Anyway, it’s a good story. The only real “flaw” I’d find in it is that, naturally, since it picks up right from where the previous series left off, there’s not much explanation of what’s gone on before, so if this were your very first issue of Supreme, I think you might be a little lost (and that’s the only reason I don’t give this issue a perfect grade). However if, like me, you had read the entire previous series, then you’ll love this. Also, something I’d picked up on in much of Alan Moore’s following ABC titles, is this tendency to have characters stutter when they’re scared or surprised.
I-I don’t know…
B-But what does..
Examples of this are throughout this comic, from multiple characters, Diana, Suprema, several Dax’s, all with that same speech pattern? It starts to get annoying.

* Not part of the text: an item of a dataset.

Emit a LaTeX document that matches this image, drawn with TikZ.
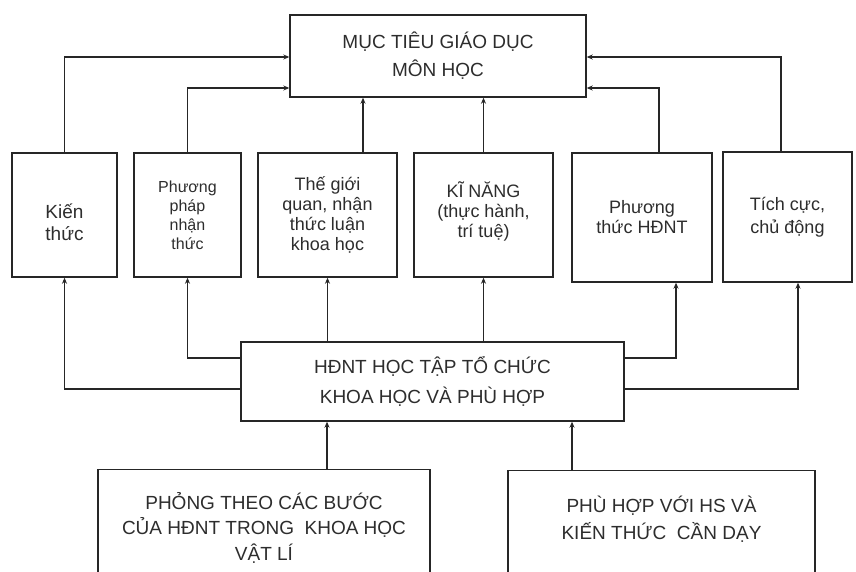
\documentclass[tikz,border=0pt]{standalone}
\usepackage{fontspec}
\setmainfont{Liberation Sans}
\usetikzlibrary{arrows.meta}
\definecolor{linec}{RGB}{38,38,38}
\definecolor{textc}{RGB}{45,45,45}
\begin{document}
\begin{tikzpicture}[x=1pt,y=-1pt,
  box/.style={draw=linec, line width=1.4pt, align=center, inner sep=0pt, text=textc},
  txt/.style={align=center, inner sep=0pt, text=textc},
  arr/.style={draw=linec, line width=1.4pt, -{Stealth[length=6pt,width=5pt]}},
  big/.style={font=\fontsize{19}{28}\selectfont},
  mid/.style={font=\fontsize{18}{20}\selectfont}
]
\useasboundingbox (0,0) rectangle (856,571);
\fill[white] (0,0) rectangle (856,571);
\clip (0,0) rectangle (856,571);

% top box
\node[box, big, minimum width=296pt, minimum height=82pt] (T) at (438,56)
  {MỤC TIÊU GIÁO DỤC\\MÔN HỌC};

% middle boxes
\node[box, font=\fontsize{19}{22}\selectfont, minimum width=105pt, minimum height=124pt] (B1) at (64.5,215)
  {\rule{0pt}{30pt}Kiến\\thức};
\node[box, font=\fontsize{16}{19}\selectfont, minimum width=107pt, minimum height=124pt] (B2) at (187.5,215)
  {Phương\\pháp\\nhận\\thức};
\node[box, mid, minimum width=139pt, minimum height=124pt] (B3) at (327.5,215)
  {Thế giới\\quan, nhận\\thức luận\\khoa học};
\node[box, mid, minimum width=139pt, minimum height=124pt] (B4) at (483.5,215)
  {KĨ NĂNG\\(thực hành,\\trí tuệ)\rule[-10pt]{0pt}{1pt}};
\node[box, mid, minimum width=140pt, minimum height=129pt] (B5) at (642,217.5)
  {Phương\\thức HĐNT};
\node[box, font=\fontsize{18}{23}\selectfont, minimum width=129pt, minimum height=130pt] (B6) at (787.5,217)
  {Tích cực,\\chủ động};

% central box
\node[box, big, font=\fontsize{19}{30}\selectfont, minimum width=383pt, minimum height=79pt] (H) at (432.5,381.5)
  {HĐNT HỌC TẬP TỔ CHỨC\\KHOA HỌC VÀ PHÙ HỢP};

% bottom boxes
\node[box, minimum width=332pt, minimum height=140pt, anchor=north] (L) at (264,469) {};
\node[txt, font=\fontsize{19}{25.5}\selectfont] (Lt) at (264,527.5)
  {PHỎNG THEO CÁC BƯỚC\\CỦA HĐNT TRONG~ KHOA HỌC\\VẬT LÍ};
\node[box, minimum width=307pt, minimum height=140pt, anchor=north] (R) at (661.5,470) {};
\node[txt, font=\fontsize{19}{27}\selectfont] (Rt) at (661.5,519)
  {PHÙ HỢP VỚI HS VÀ\\KIẾN THỨC~ CẦN DẠY};

% helper coordinates
\coordinate (y57) at (0,57);
\coordinate (y88) at (0,88);
\coordinate (y358) at (0,358);
\coordinate (y389) at (0,389);
\coordinate (x363) at (363,0);
\coordinate (x659) at (659,0);
\coordinate (x781) at (781,0);
\coordinate (x676) at (676,0);
\coordinate (x798) at (798,0);
\coordinate (x327) at (327,0);
\coordinate (x572) at (572,0);

% to top box
\draw[arr] (B1.north) |- (T.west |- y57);
\draw[arr] (B2.north) |- (T.west |- y88);
\draw[arr] (B3.north -| x363) -- (T.south -| x363);
\draw[arr] (B4.north) -- (T.south -| B4.north);
\draw[arr] (B5.north -| x659) |- (T.east |- y88);
\draw[arr] (B6.north -| x781) |- (T.east |- y57);

% from central box
\draw[arr] (H.west |- y389) -| (B1.south);
\draw[arr] (H.west |- y358) -| (B2.south);
\draw[arr] (H.north -| B3.south) -- (B3.south);
\draw[arr] (H.north -| B4.south) -- (B4.south);
\draw[arr] (H.east |- y358) -| (B5.south -| x676);
\draw[arr] (H.east |- y389) -| (B6.south -| x798);

% from bottom boxes
\draw[arr] (L.north -| x327) -- (H.south -| x327);
\draw[arr] (R.north -| x572) -- (H.south -| x572);
\end{tikzpicture}
\end{document}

But on the art-side I have no complaints. I’ve always been a fan of Larsen’s style, and Supreme (being a big bulky guy, like SAVAGE DRAGON) seems like the perfect character for him to be drawing. Moore is known for packing his scripts with minute details, so I don’t know how much of it is just following Moore’s direction of Larsen using his own imagination, but Larsens fills many panels with some great background details. Whether it’s the opening scene in the comic-book shop, Diana in the Citadel, Darius’ return to Daxia, or the final page with the army of Dax’s in the sky, you’ll need to look closely to catch everything Larsen crams into the scenes. This relaunch was off to a good start.
P.S. I think it’s interesting to note that Eric Stephenson writes an editorial in the back of the book. In it, he says that when he first started working for Rob Liefeld at Extreme Studios all those years ago the title he was most excited about was SUPREME, saying: for some reason, Rob Liefeld’s plan to do a series about a supremely powerful being – a superman – unencumbered by the same moral restraints as most other superheroes, really appealed to me. Like most comics fans, there were often instances when mainstream superhero comics left me wondering why this hero or that didn’t just use the full extant of his powers to solve a particular problem. It was always like – “You have all this power at your disposal, what’s holding you back?” The notion that SUPREME would explore what would happen if a superhero didn’t hold back, ever, really excited me.
Again, I agree, that original concept of SUPREME was pretty darn awesome.
And so we had 40 issues of SUPREME, plus guest-appearances in comics like BLOODSTRIKE, and miniseries like THE LEGEND OF SUPREME, that brutally illustrated what that kind of superhero would be like. (Hint: There was lots and lots of violence). As the editor (and for a brief moment, writer) of those comics, I can assure you the reality didn’t always match Rob’s original vision. Like most comics that debuted in the 90’s, SUPREME had it’s shares of ups and downs, and before long, Rob and I were looking for ways to reinvigorate the title.
I think it’s candid that he admits the flaws with the execution of the original idea, even acknowledging his role in that execution. He then goes on to describe the recruitment of Alan Moore to the title, and embracing Moore’s new vision, and then the process of reviving this title and selecting Erik Larsen to contribute. It’s a nice little sneak peak at the behind the scenes development.